Sandutch also argues that his continuing incarceration is a continuing tort, because as long as he continues to be incarcerated, he continues to suffer the injury of false imprisonment. See Triplett v. Azordegan, 478 F.Supp. 872, 875-76 (N.D.Iowa 1977).
In Ward v. Caulk, 650 F.2d 1144, 1147 (9th Cir. 1981), the court held that a "continuing violation is occasioned by continual unlawful acts, not continual ill effects from an original violation." Sandutch has not alleged unlawful acts by appellees within the limitations period; rather, he has alleged continuing ill effects from pre-conviction acts. We do not think that the violation of constitutional rights that Sandutch alleges constitutes a continuing tort.
Nor do we believe that the limitations period has been tolled by Sandutch's incarceration. Under Pennsylvania law, the statute of limitations is not tolled because plaintiff is incarcerated, see Jones v.
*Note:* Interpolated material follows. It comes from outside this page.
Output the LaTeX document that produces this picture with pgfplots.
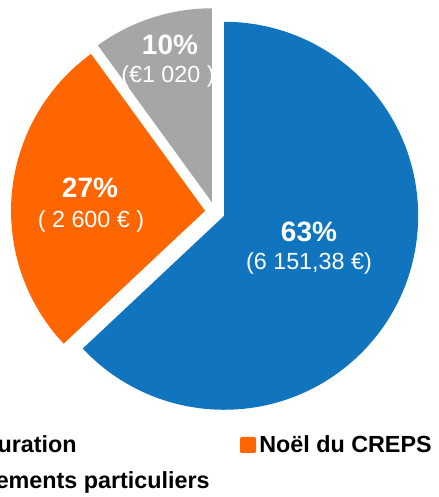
\documentclass[border=0pt]{standalone}
\usepackage{pgfplots}
\pgfplotsset{compat=1.18}
\usepackage{pgfplotstable}
\usepackage{fontspec}
\setmainfont{Liberation Sans}
\definecolor{cblue}{RGB}{16,117,190}
\definecolor{corange}{RGB}{255,102,0}
\definecolor{cgray}{RGB}{166,166,166}
\pgfplotstableread{
pct amount
63 6151.38
27 2600
10 1020
}\piedata
\begin{document}
\begin{tikzpicture}
\pgfplotstablegetelem{0}{pct}\of\piedata \let\pa\pgfplotsretval
\pgfplotstablegetelem{1}{pct}\of\piedata \let\pb\pgfplotsretval
\pgfplotstablegetelem{2}{pct}\of\piedata \let\pc\pgfplotsretval
% angles (clockwise from top)
\pgfmathsetmacro\aS{90-3.6*\pa}        % blue start
\pgfmathsetmacro\aM{90-1.8*\pa}        % blue mid
\pgfmathsetmacro\bS{90-3.6*\pa-3.6*\pb}% orange start
\pgfmathsetmacro\bE{90-3.6*\pa}
\pgfmathsetmacro\bM{90-3.6*\pa-1.8*\pb}
\pgfmathsetmacro\cS{90-360}            % gray
\pgfmathsetmacro\cE{90-3.6*\pa-3.6*\pb}
\pgfmathsetmacro\cM{90-3.6*\pa-3.6*\pb-1.8*\pc}
\pgfmathsetmacro\cx{215}
\pgfmathsetmacro\cy{285.2}
\pgfmathsetmacro\ex{10}
\pgfmathsetmacro\Ax{\cx+\ex*cos(\aM)}\pgfmathsetmacro\Ay{\cy+\ex*sin(\aM)}
\pgfmathsetmacro\Bx{\cx+\ex*cos(\bM)}\pgfmathsetmacro\By{\cy+\ex*sin(\bM)}
\pgfmathsetmacro\Cx{\cx+\ex*cos(\cM)}\pgfmathsetmacro\Cy{\cy+\ex*sin(\cM)}
\def\R{145.5pt}
\begin{scope}
\clip (0,0) rectangle (329.25pt,372.75pt);
\begin{axis}[x=0.75pt,y=0.75pt,xmin=0,xmax=439,ymin=0,ymax=497,
  hide axis,anchor=origin,at={(0,0)},clip=false,enlargelimits=false]
\fill[cblue] (axis cs:\Ax,\Ay) -- ++(\aS:\R) arc[start angle=\aS,end angle=90,radius=\R] -- cycle;
\fill[corange] (axis cs:\Bx,\By) -- ++(\bS:\R) arc[start angle=\bS,end angle=\bE,radius=\R] -- cycle;
\fill[cgray] (axis cs:\Cx,\Cy) -- ++(\cS:\R) arc[start angle=\cS,end angle=\cE,radius=\R] -- cycle;
% data labels
\node[anchor=base,inner sep=0,text=white,font=\bfseries\fontsize{21}{24}\selectfont] at (axis cs:309,255) {63\%};
\node[anchor=base,inner sep=0,text=white,font=\fontsize{17.5}{20}\selectfont] at (axis cs:309,227) {(6 151,38 €)};
\node[anchor=base,inner sep=0,text=white,font=\bfseries\fontsize{21}{24}\selectfont] at (axis cs:90,299) {27\%};
\node[anchor=base,inner sep=0,text=white,font=\fontsize{17.5}{20}\selectfont] at (axis cs:91,269) {( 2 600 € )};
\node[anchor=base,inner sep=0,text=white,font=\bfseries\fontsize{21}{24}\selectfont] at (axis cs:170,442) {10\%};
\node[anchor=base,inner sep=0,text=white,font=\fontsize{17.5}{20}\selectfont] at (axis cs:168,414) {(€1 020 )};
% legend
\fill[corange,rounded corners=1pt] (axis cs:240,44) rectangle (axis cs:256,60);
\node[anchor=base west,inner sep=0,font=\bfseries\fontsize{17.5}{20}\selectfont] at (axis cs:259,45) {Noël du CREPS};
\node[anchor=base east,inner sep=0,font=\bfseries\fontsize{17.5}{20}\selectfont] at (axis cs:77,45) {Restauration};
\node[anchor=base east,inner sep=0,font=\bfseries\fontsize{17.5}{20}\selectfont] at (axis cs:210,8) {Événements particuliers};
\end{axis}
\end{scope}
\pgfresetboundingbox
\useasboundingbox (0,0) rectangle (329.25pt,372.75pt);
\end{tikzpicture}
\end{document}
Bombeck, 375 F.2d 737, 739 (3d Cir. 1967) (per curiam); Hooper v. Guthrie, 390 F.Supp. 1327, 1331 n.6 (W.D.Pa.1975), and Sandutch does not argue otherwise. Rather, Sandutch distinguishes these authorities on the ground that he is incarcerated pursuant to a conviction that has been reversed. In Jones, the civil rights plaintiff continued to be incarcerated for the crime for which he had been convicted; there was no reversal. Here, the conviction of Sandutch was overturned during the period between the "event" about which he complained and the institution of the civil rights action held to be barred by the statute of limitations. A new trial has been ordered, even though the Pennsylvania Supreme Court has not decided the pending appeal from that reversal.
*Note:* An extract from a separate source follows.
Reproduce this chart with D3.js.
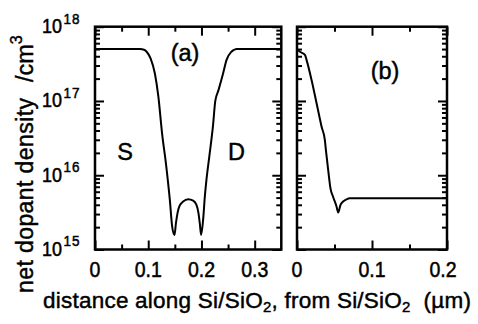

Sandutch argues that a number of policies support his contention that his cause of action does not begin to run until he is released from prison. If these policies warrant that a different rule be applied in this case from that used in Jones, we believe it is the role of the Pennsylvania legislature and state courts, not this court, to enunciate it. See Board of Regents of the State University of New York v. Tamanio, 446 U.S. 478, 483, 100 S.Ct. 1790, 1794, 64 L.Ed.2d 440 (1980) (federal courts must apply state rules for tolling statute of limitations). Thus, we believe that Sandutch's cause of action is barred by the statute of limitations.
The judgment of the district court will be affirmed.